「紅掛」「紅消」を形容した染色名が江戸中期以降になると、染色方法を記した書物で見られます。元の色に紅を上掛けした色という意味と、紅の色を見えなくしたという意味で染法から生まれた色名だと思います。藍によって空色•花色•御納戸色に下染めし、紅を上掛けすることで「紅掛空色」「紅掛花色」「紅掛納戸」と呼ばれる青紫系統の濃淡の色味です。これらの染色は江戸中•後期に流行したのではないかといわれますが、伝えた記事などは見当たらないようです。『手鑑模様節用』『布帛染色服飾糸口』(1808)など江戸後期の染物覚書に染色方法が記されて、クールで粋な色調が愛用されました。
『手鑑模様節用』には「紅かけ花色。
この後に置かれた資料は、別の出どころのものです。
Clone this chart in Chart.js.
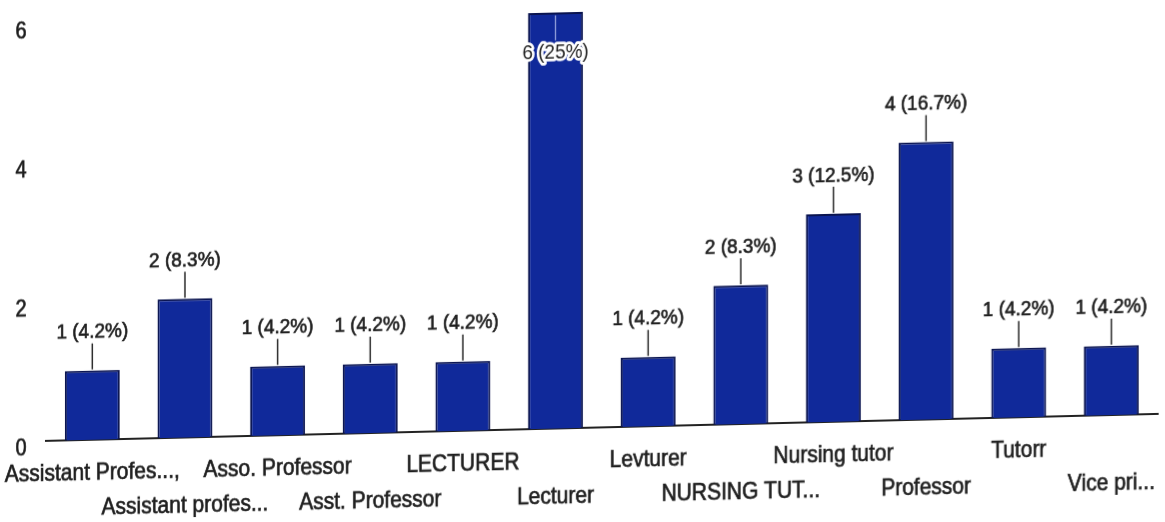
<!DOCTYPE html>
<html><head><meta charset="utf-8">
<script src="https://cdn.jsdelivr.net/npm/chart.js@4"></script>
<style>
html,body{margin:0;padding:0;background:#fff;overflow:hidden}
#wrap{width:1165px;height:522px;position:relative;transform:skewY(-1.39deg);transform-origin:0 0}
</style>
</head><body><div id="wrap"><canvas id="c"></canvas></div>
<script>
const categories = ["Assistant Profes...,", "Assistant profes...", "Asso. Professor", "Asst. Professor", "LECTURER", "Lecturer", "Levturer", "NURSING TUT...", "Nursing tutor", "Professor", "Tutorr", "Vice pri..."];
const counts = [1, 2, 1, 1, 1, 6, 1, 2, 3, 4, 1, 1];
const percentLabels = ["4.2%", "8.3%", "4.2%", "4.2%", "4.2%", "25%", "4.2%", "8.3%", "12.5%", "16.7%", "4.2%", "4.2%"];
const yTicks = [0, 2, 4, 6];

const FONT = "'Liberation Sans', Arial, sans-serif";
const TEXT = '#1e1e1e';

function stretchedText(ctx, txt, x, y, size, sy) {
  ctx.save();
  ctx.translate(x, y);
  ctx.scale(1, sy);
  ctx.font = size + 'px ' + FONT;
  ctx.textAlign = 'center';
  ctx.textBaseline = 'middle';
  ctx.lineWidth = 0.6;
  ctx.strokeStyle = TEXT;
  ctx.fillStyle = TEXT;
  ctx.strokeText(txt, 0, 0);
  ctx.fillText(txt, 0, 0);
  ctx.restore();
}

const labelsPlugin = {
  id: 'labels',
  afterDraw(chart) {
    const ctx = chart.ctx;
    const xs = chart.scales.x, ys = chart.scales.y;
    const area = chart.chartArea;
    // y tick labels
    yTicks.forEach(v => stretchedText(ctx, String(v), 21, ys.getPixelForValue(v) + 7, 20, 1.18));
    // x tick labels, two staggered rows
    categories.forEach((c, i) => {
      const x = xs.getPixelForTick(i);
      const y = area.bottom + (i % 2 === 0 ? 33 : 68);
      stretchedText(ctx, c, x, y, 21, 1.15);
    });
    // value labels with leader lines
    const meta = chart.getDatasetMeta(0);
    meta.data.forEach((el, i) => {
      const txt = counts[i] + ' (' + percentLabels[i] + ')';
      const x = el.x, top = el.y;
      ctx.save();
      if (top - 48 < area.top) {
        ctx.strokeStyle = '#b8c2ee';
        ctx.lineWidth = 1;
        ctx.beginPath(); ctx.moveTo(x, top + 3); ctx.lineTo(x, top + 28); ctx.stroke();
        ctx.translate(x, top + 40);
        ctx.scale(1, 1.1);
        ctx.font = '19px ' + FONT;
        ctx.textAlign = 'center'; ctx.textBaseline = 'middle';
        ctx.lineJoin = 'round';
        ctx.lineWidth = 5; ctx.strokeStyle = '#ffffff';
        ctx.strokeText(txt, 0, 0);
        ctx.fillStyle = TEXT;
        ctx.fillText(txt, 0, 0);
        ctx.restore();
      } else {
        ctx.strokeStyle = '#2a2a2a';
        ctx.lineWidth = 1.5;
        ctx.beginPath(); ctx.moveTo(x, top - 1); ctx.lineTo(x, top - 27); ctx.stroke();
        ctx.restore();
        stretchedText(ctx, txt, x, top - 38, 19, 1.1);
      }
    });
  }
};

new Chart(document.getElementById('c'), {
  type: 'bar',
  data: {
    labels: categories,
    datasets: [{
      data: counts,
      backgroundColor: '#10299a',
      borderColor: '#0a1450',
      borderWidth: 2,
      categoryPercentage: 1,
      barPercentage: 0.593
    }]
  },
  options: {
    responsive: true,
    maintainAspectRatio: false,
    animation: false,
    layout: { padding: { top: 3, right: 7, left: 0, bottom: 0 } },
    plugins: { legend: { display: false }, tooltip: { enabled: false } },
    scales: {
      x: {
        grid: { display: false, drawTicks: false },
        border: { display: true, color: '#222', width: 2 },
        ticks: { display: false },
        afterFit(s) { s.height = 80; }
      },
      y: {
        min: 0, max: 6.33,
        grid: { display: false, drawTicks: false },
        border: { display: false },
        ticks: { display: false },
        afterFit(s) { s.width = 46; }
      }
    }
  },
  plugins: [labelsPlugin]
});
</script>
</body></html>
古、薄ふたあい」と書かれていて、二藍は平安時代に愛用された色で、藍と紅で染めたにぶい青みの紫をいいます。江戸中期の明和のころの流行色は青みの色でしたので、瑠璃紺や花色とともに微妙に紫の色相を重ねた色で差別化をしたのでしょうか。藍と紅、茜や蘇芳の組み合わせで鮮やかな赤紫の「牡丹」「花紫」から紫みの深い青紫の「紺桔梗」のような色彩をつくり出すことができます。
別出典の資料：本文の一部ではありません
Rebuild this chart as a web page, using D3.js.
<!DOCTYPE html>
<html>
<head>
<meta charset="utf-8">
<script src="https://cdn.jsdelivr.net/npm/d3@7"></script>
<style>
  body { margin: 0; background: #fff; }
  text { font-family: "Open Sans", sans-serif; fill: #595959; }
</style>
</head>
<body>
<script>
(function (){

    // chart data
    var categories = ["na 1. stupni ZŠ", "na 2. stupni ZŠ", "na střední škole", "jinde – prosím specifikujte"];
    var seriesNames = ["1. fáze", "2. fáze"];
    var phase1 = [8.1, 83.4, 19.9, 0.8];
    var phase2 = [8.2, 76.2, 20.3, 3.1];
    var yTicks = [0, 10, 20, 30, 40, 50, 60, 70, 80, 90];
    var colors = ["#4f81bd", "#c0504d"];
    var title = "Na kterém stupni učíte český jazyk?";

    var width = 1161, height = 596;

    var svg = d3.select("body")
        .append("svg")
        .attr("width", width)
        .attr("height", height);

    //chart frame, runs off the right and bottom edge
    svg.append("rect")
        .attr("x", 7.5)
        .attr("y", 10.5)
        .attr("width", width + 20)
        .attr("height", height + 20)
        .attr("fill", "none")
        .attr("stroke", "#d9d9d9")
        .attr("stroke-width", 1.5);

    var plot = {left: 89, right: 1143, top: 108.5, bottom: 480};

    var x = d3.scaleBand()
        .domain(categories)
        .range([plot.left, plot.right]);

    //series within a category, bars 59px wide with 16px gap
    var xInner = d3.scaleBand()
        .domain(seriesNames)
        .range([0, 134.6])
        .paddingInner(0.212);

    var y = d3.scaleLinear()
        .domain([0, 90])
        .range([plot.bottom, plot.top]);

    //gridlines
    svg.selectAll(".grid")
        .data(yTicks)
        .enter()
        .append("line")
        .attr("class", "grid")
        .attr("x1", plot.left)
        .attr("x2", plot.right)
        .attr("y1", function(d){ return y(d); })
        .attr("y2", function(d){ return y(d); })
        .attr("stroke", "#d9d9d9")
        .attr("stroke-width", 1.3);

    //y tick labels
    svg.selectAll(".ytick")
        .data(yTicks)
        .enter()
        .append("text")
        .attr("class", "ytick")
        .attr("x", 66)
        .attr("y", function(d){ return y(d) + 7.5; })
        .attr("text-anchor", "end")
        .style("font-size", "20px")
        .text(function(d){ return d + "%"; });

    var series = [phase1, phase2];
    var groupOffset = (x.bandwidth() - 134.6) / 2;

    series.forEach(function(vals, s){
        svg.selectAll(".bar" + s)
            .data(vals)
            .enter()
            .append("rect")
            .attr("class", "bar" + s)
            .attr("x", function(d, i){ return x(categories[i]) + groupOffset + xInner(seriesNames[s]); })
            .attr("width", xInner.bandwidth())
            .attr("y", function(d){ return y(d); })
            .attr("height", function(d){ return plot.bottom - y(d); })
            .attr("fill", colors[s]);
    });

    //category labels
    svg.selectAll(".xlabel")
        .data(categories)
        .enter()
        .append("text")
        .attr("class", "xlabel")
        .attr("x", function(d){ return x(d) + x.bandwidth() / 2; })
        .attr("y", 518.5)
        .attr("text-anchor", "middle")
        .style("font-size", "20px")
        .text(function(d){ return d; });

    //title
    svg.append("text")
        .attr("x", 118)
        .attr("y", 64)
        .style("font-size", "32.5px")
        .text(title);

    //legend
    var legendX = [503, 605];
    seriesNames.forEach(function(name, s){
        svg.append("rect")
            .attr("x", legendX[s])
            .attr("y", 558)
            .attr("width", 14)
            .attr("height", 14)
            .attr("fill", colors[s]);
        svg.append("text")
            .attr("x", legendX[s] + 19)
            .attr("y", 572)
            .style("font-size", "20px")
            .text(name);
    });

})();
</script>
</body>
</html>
桔梗色は『宇津保物語』『栄華物語』など平安時代から重色、織色に見られ、重ねの色目は表二藍・裏青で他にも諸説あります。平安時代には見られなかった染め色ですが、江戸時代には桔梗色の染色が行われています。「下染めをちぐさに染、其うへへすわうにめうばん少し入染てよし。但し本紅を遣ふ時は右のごとく下染のうへへ紅染のごとく染てよし」明和9年(1772)『諸色手染草』に書かれています。青と赤によって染める紫のバリエーションは、紺屋によって微妙に違っていたことでしょうから、素材も染色品の価格設定の段階で選択されたかも知れません。「桔梗色」「紺桔梗」「紅桔梗」の色名は洒落本や浄瑠璃•随筆などに多く見られますので、もしかしたら、茜や蘇芳で染めた物と紅で染めた物を区別するために「紅掛」は使われた色名かも知れません。